Code that draws figures
%%

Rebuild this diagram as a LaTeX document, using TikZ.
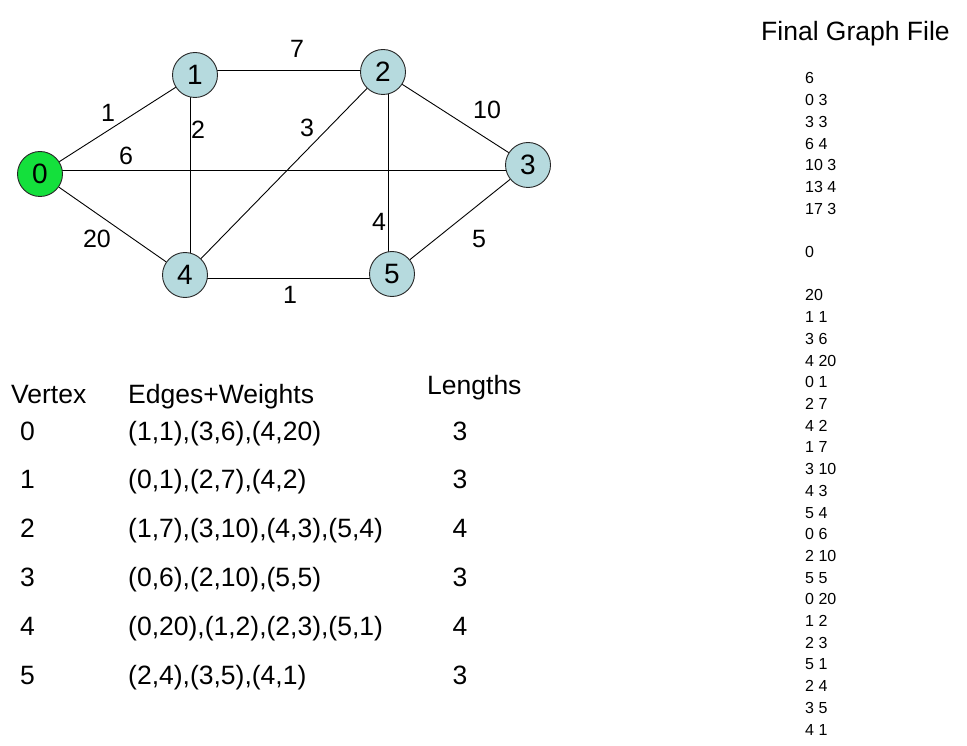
\documentclass[tikz,border=0pt]{standalone}
\usepackage{fontspec}
\setmainfont{Liberation Sans}
\usetikzlibrary{backgrounds}
\definecolor{vgreen}{RGB}{20,224,60}
\definecolor{vblue}{RGB}{182,218,222}
\tikzset{
  vert/.style={circle, draw=black!85, line width=0.9pt, fill=vblue, minimum size=45pt, inner sep=0pt, font=\fontsize{28}{28}\selectfont},
  startvert/.style={vert, fill=vgreen},
  edge/.style={draw=black, line width=0.9pt},
  wlabel/.style={font=\fontsize{25}{25}\selectfont, inner sep=0pt},
  tabtext/.style={font=\fontsize{26.5}{26.5}\selectfont, inner sep=0pt},
  filetext/.style={font=\fontsize{16}{16}\selectfont, inner sep=0pt, anchor=base west}
}
\begin{document}
\begin{tikzpicture}[x=1pt,y=-1pt]
\useasboundingbox (0,0) rectangle (967,746);
% vertices
\node[startvert] (v0) at (40,174) {0};
\node[vert] (v1) at (195,75) {1};
\node[vert] (v2) at (383,72) {2};
\node[vert] (v3) at (528,165) {3};
\node[vert] (v4) at (185,275) {4};
\node[vert] (v5) at (392,274) {5};
% guide coordinates for the axis-parallel connectors
\coordinate (x14) at (190,0);
\coordinate (x25) at (388,0);
\coordinate (y03) at (0,170);
\coordinate (y12) at (0,70);
\coordinate (y45) at (0,278);
% edges
\begin{pgfonlayer}{background}
\fill[white] (0,0) rectangle (967,746);
\draw[edge] (v0) -- (v1);
\draw[edge] (v0 |- y03) -- (v3 |- y03);
\draw[edge] (v0) -- (v4);
\draw[edge] (v1 |- y12) -- (v2 |- y12);
\draw[edge] (v1 -| x14) -- (v4 -| x14);
\draw[edge] (v2) -- (v3);
\draw[edge] (v2) -- (v4);
\draw[edge] (v2 -| x25) -- (v5 -| x25);
\draw[edge] (v3) -- (v5);
\draw[edge] (v4 |- y45) -- (v5 |- y45);
\end{pgfonlayer}
% weights
\node[wlabel] (w12) at (297,49) {7};
\node[wlabel] (w01) at (108,113) {1};
\node[wlabel] (w14) at (198,130) {2};
\node[wlabel] (w24) at (307,128) {3};
\node[wlabel] (w23) at (487,110) {10};
\node[wlabel] (w03) at (126,156) {6};
\node[wlabel] (w04) at (97,239) {20};
\node[wlabel] (w25) at (379,222) {4};
\node[wlabel] (w35) at (479,239) {5};
\node[wlabel] (w45) at (290,295) {1};
% table headers
\node[tabtext, anchor=base west] (hv) at (11,403) {Vertex};
\node[tabtext, anchor=base west] (he) at (128,403) {Edges+Weights};
\node[tabtext, anchor=base west] (hl) at (427,394) {Lengths};
% table rows
\foreach \i/\v/\e/\l in {0/0/{(1,1),(3,6),(4,20)}/3, 1/1/{(0,1),(2,7),(4,2)}/3, 2/2/{(1,7),(3,10),(4,3),(5,4)}/4, 3/3/{(0,6),(2,10),(5,5)}/3, 4/4/{(0,20),(1,2),(2,3),(5,1)}/4, 5/5/{(2,4),(3,5),(4,1)}/3}{
  \node[tabtext, anchor=base west] (rv\i) at (20,440+48.8*\i) {\v};
  \node[tabtext, anchor=base west] (re\i) at (128,440+48.8*\i) {\e};
  \node[tabtext, anchor=base] (rl\i) at (460,440+48.8*\i) {\l};
}
% final graph file
\node[tabtext, anchor=base west] (ft) at (761,41) {Final Graph File};
\foreach \i/\t in {0/6, 1/0 3, 2/3 3, 3/6 4, 4/10 3, 5/13 4, 6/17 3, 8/0, 10/20, 11/1 1, 12/3 6, 13/4 20, 14/0 1, 15/2 7, 16/4 2, 17/1 7, 18/3 10, 19/4 3, 20/5 4, 21/0 6, 22/2 10, 23/5 5, 24/0 20, 25/1 2, 26/2 3, 27/5 1, 28/2 4, 29/3 5, 30/4 1}{
  \node[filetext] (f\i) at (805,84+21.7*\i) {\t};
}
\end{tikzpicture}
\end{document}
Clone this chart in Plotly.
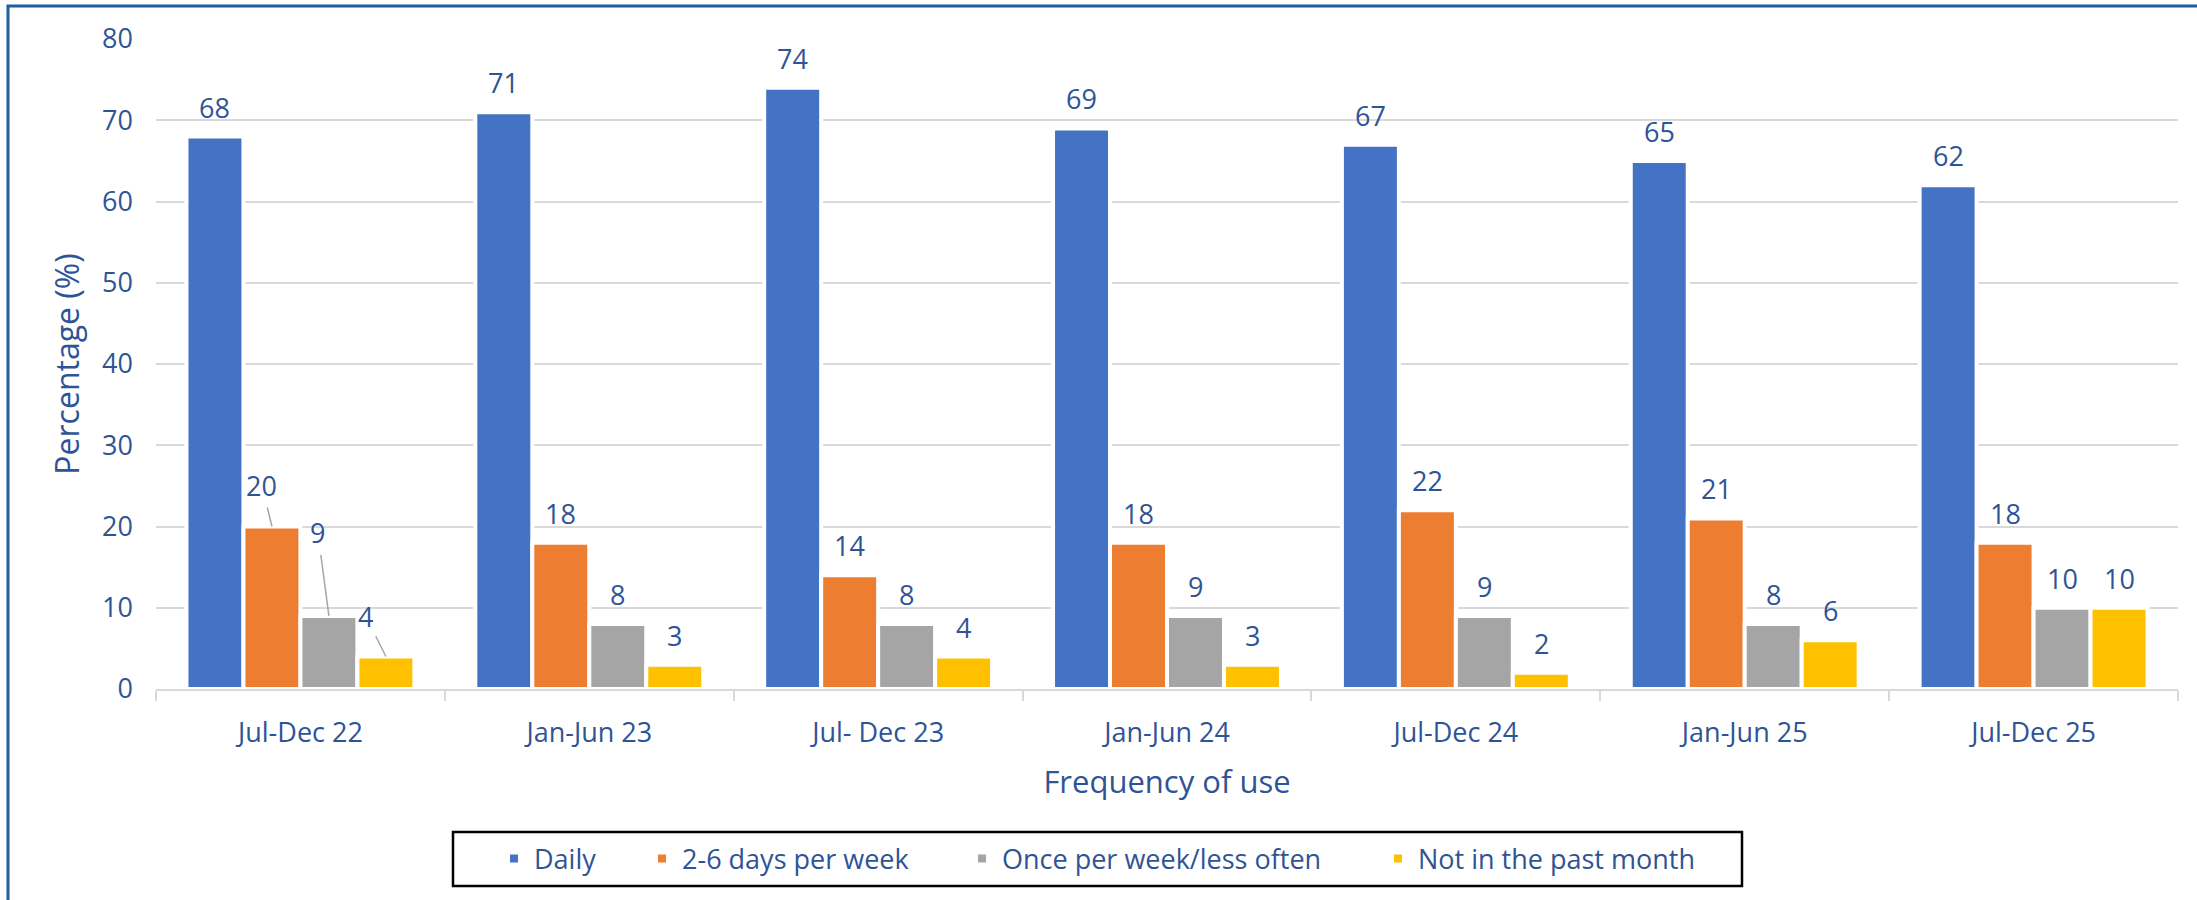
import plotly.graph_objects as go

# ---- data ----
categories = ["Jul-Dec 22", "Jan-Jun 23", "Jul- Dec 23", "Jan-Jun 24",
              "Jul-Dec 24", "Jan-Jun 25", "Jul-Dec 25"]
daily = [68, 71, 74, 69, 67, 65, 62]
days_2_6 = [20, 18, 14, 18, 22, 21, 18]
once_less = [9, 8, 8, 9, 9, 8, 10]
not_past_month = [4, 3, 4, 3, 2, 6, 10]
series_names = ["Daily", "2-6 days per week", "Once per week/less often", "Not in the past month"]
y_ticks = [0, 10, 20, 30, 40, 50, 60, 70, 80]

# ---- style ----
colors = ["#4472C4", "#ED7D31", "#A5A5A5", "#FFC000"]
TXT = "#2F5496"
FONT = "Open Sans"
W, H = 2197, 900
ML, MR, MT, MB = 156, 19, 39, 211
PW, PH = W - ML - MR, H - MT - MB
BARGAP = 0.211

def px_x(px):
    return (px - ML) / PW

def px_y(py):
    return (H - MB - py) / PH

all_series = [daily, days_2_6, once_less, not_past_month]

fig = go.Figure()
for i, (name, vals) in enumerate(zip(series_names, all_series)):
    fig.add_trace(go.Bar(
        x=categories, y=vals, name=name,
        marker=dict(color=colors[i], line=dict(color="white", width=4)),
        legend="legend" if i == 0 else f"legend{i+1}",
        hoverinfo="skip",
    ))

# ---- data labels ----
cat_px = PW / len(categories)
slot_px = cat_px * (1 - BARGAP) / len(all_series)
annotations = []
# first group labels carry leader lines (offsets in px: dx, dy of label from bar top)
leader = {1: (-10, -41), 2: (-11, -83), 3: (-20, -40)}
for i, vals in enumerate(all_series):
    xs = (i - (len(all_series) - 1) / 2) * slot_px
    for j, (c, v) in enumerate(zip(categories, vals)):
        if j == 0 and i in leader:
            ax, ay = leader[i]
            annotations.append(dict(
                x=c, y=v, xref="x", yref="y", xshift=xs, text=str(v),
                showarrow=True, arrowhead=0, arrowwidth=1.5, arrowcolor="#A6A6A6",
                ax=ax, ay=ay, standoff=0, startstandoff=2,
                font=dict(family=FONT, size=27, color=TXT)))
        else:
            annotations.append(dict(
                x=c, y=v, xref="x", yref="y", xshift=xs, yshift=9,
                text=str(v), showarrow=False, yanchor="bottom",
                font=dict(family=FONT, size=27, color=TXT)))

# ---- legends (one per series, placed in a shared box) ----
legend_text_start = [539, 687, 1007, 1423]
legend_cfg = {}
for i in range(4):
    key = "legend" if i == 0 else f"legend{i+1}"
    legend_cfg[key] = dict(
        orientation="h", x=px_x(legend_text_start[i] - 45), xanchor="left",
        y=px_y(859), yanchor="middle", bgcolor="rgba(0,0,0,0)", borderwidth=0,
        font=dict(family=FONT, size=27, color=TXT), itemclick=False,
        itemdoubleclick=False,
    )

shapes = [
    # legend box
    dict(type="rect", xref="paper", yref="paper",
         x0=px_x(453), x1=px_x(1742), y0=px_y(886), y1=px_y(832),
         line=dict(color="black", width=2.5), fillcolor="rgba(0,0,0,0)", layer="above"),
    # outer frame
    dict(type="rect", xref="paper", yref="paper",
         x0=px_x(8), x1=px_x(W + 10), y0=px_y(H + 10), y1=px_y(6),
         line=dict(color="#1F5F9F", width=3), fillcolor="rgba(0,0,0,0)", layer="above"),
]

fig.update_layout(
    width=W, height=H,
    margin=dict(l=ML, r=MR, t=MT, b=MB, autoexpand=False),
    paper_bgcolor="white", plot_bgcolor="white",
    barmode="group", bargap=BARGAP, bargroupgap=0,
    font=dict(family=FONT, size=27, color=TXT),
    annotations=annotations, shapes=shapes,
    showlegend=True,
    **legend_cfg,
)
fig.update_xaxes(
    type="category", showgrid=False, showline=True, linecolor="#D9D9D9", linewidth=1.5,
    ticks="outside", tickson="boundaries", ticklen=10, tickcolor="#D9D9D9", tickwidth=1.5,
    tickfont=dict(family=FONT, size=27, color=TXT), ticklabelstandoff=19,
    title=dict(text="Frequency of use", font=dict(family=FONT, size=31, color=TXT), standoff=22),
    automargin=False, fixedrange=True,
)
fig.update_yaxes(
    range=[0, 80], tickvals=y_ticks, showgrid=True, gridcolor="#D9D9D9", gridwidth=1.5,
    zeroline=False, showline=False, ticks="",
    tickfont=dict(family=FONT, size=27, color=TXT), ticklabelstandoff=22,
    title=dict(text="Percentage (%)", font=dict(family=FONT, size=32, color=TXT), standoff=12),
    automargin=False, fixedrange=True,
)

fig.write_html(
    "out.html",
    config={"displayModeBar": False},
    post_script="document.body.style.margin='0px';document.body.style.overflow='hidden';",
)
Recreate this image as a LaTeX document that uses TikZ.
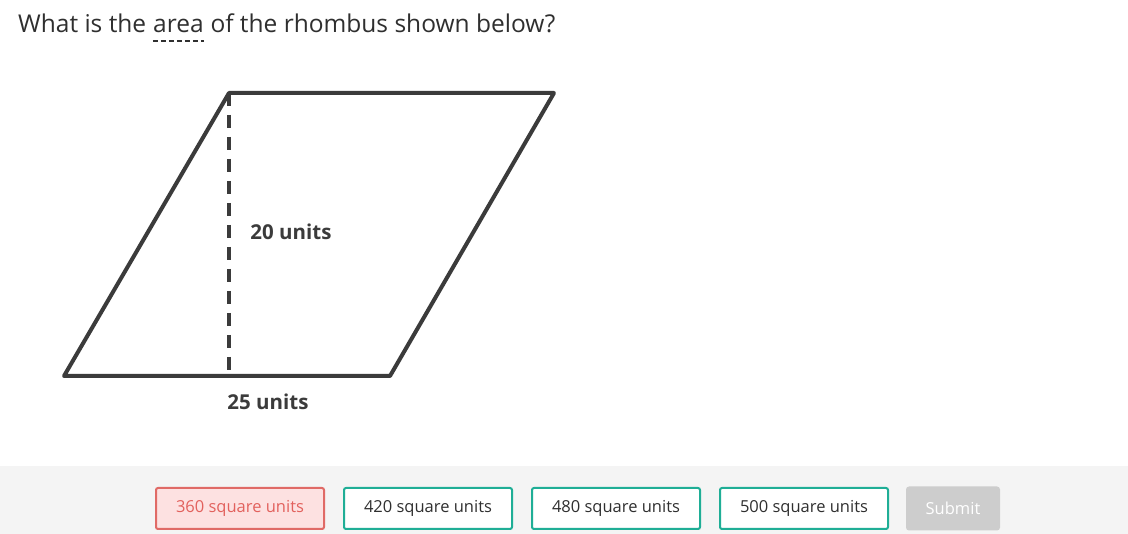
\documentclass[tikz,border=0pt]{standalone}
\usepackage{fontspec}
\setmainfont{Open Sans}
\usetikzlibrary{positioning}
\definecolor{ink}{HTML}{3B3B3B}
\definecolor{txt}{HTML}{2F2F2F}
\definecolor{footer}{HTML}{F4F4F4}
\definecolor{teal}{HTML}{1FAE96}
\definecolor{wrongfill}{HTML}{FDE1E1}
\definecolor{wrongline}{HTML}{E06A66}
\definecolor{wrongtxt}{HTML}{E2615D}
\definecolor{submitfill}{HTML}{CDCDCD}

\begin{document}
\begin{tikzpicture}[x=1pt,y=-1pt,
    words/.style={inner sep=0pt,text=txt,font=\fontsize{24.5}{24.5}\selectfont},
    choice/.style={draw=teal,line width=2pt,fill=white,rounded corners=2pt,
      minimum width=168pt,minimum height=41pt,inner sep=0pt,
      text=txt,font=\fontsize{16.5}{16.5}\selectfont},
    wrong/.style={choice,draw=wrongline,fill=wrongfill,text=wrongtxt},
    measure/.style={text=ink,font=\bfseries\fontsize{20.5}{20.5}\selectfont}]
  \useasboundingbox (0,0) rectangle (1128,534);
  \fill[white] (0,0) rectangle (1128,534);
  \fill[footer] (0,466) rectangle (1128,534);

  % question
  \node[words,anchor=base west] (q1) at (18,33) {What is the};
  \node[words,anchor=base west,xshift=6.5pt] (area) at (q1.base east) {area};
  \node[words,anchor=base west,xshift=6.5pt] (q2) at (area.base east) {of the rhombus shown below?};
  \draw[txt,line width=1.3pt,dash pattern=on 5pt off 3pt]
    ([yshift=-8pt]area.base west) -- ([yshift=-8pt]area.base east);

  % rhombus
  \coordinate (tl) at (229,93); \coordinate (tr) at (554,93);
  \coordinate (br) at (390,376); \coordinate (bl) at (64,376);
  \coordinate (foot) at (229,376);
  \draw[ink,line width=4pt,line join=round,line cap=round]
    (tl) -- (tr) -- (br) -- (bl) -- cycle;
  \draw[ink,line width=4pt,dash pattern=on 13pt off 9pt] (tl) -- (foot);
  \node[measure] (height) at (291,232) {20 units};
  \node[measure] (base) at (268,402) {25 units};

  % answers
  \node[wrong] (a1) at (240,508.5) {360 square units};
  \node[choice,right=18pt of a1] (a2) {420 square units};
  \node[choice,right=18pt of a2] (a3) {480 square units};
  \node[choice,right=18pt of a3] (a4) {500 square units};
  \node[choice,draw=none,fill=submitfill,text=white,minimum width=94pt,
    minimum height=44pt,rounded corners=3pt,font=\fontsize{16.5}{16.5}\selectfont,
    right=16pt of a4] (submit) {Submit};
\end{tikzpicture}
\end{document}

%%

**WRITTEN REQUEST**
Find every line that has "LaTeX" in it, then return those lines.

**RESULT FOR THIS TASK**
Rebuild this diagram as a LaTeX document, using TikZ.
Recreate this image as a LaTeX document that uses TikZ.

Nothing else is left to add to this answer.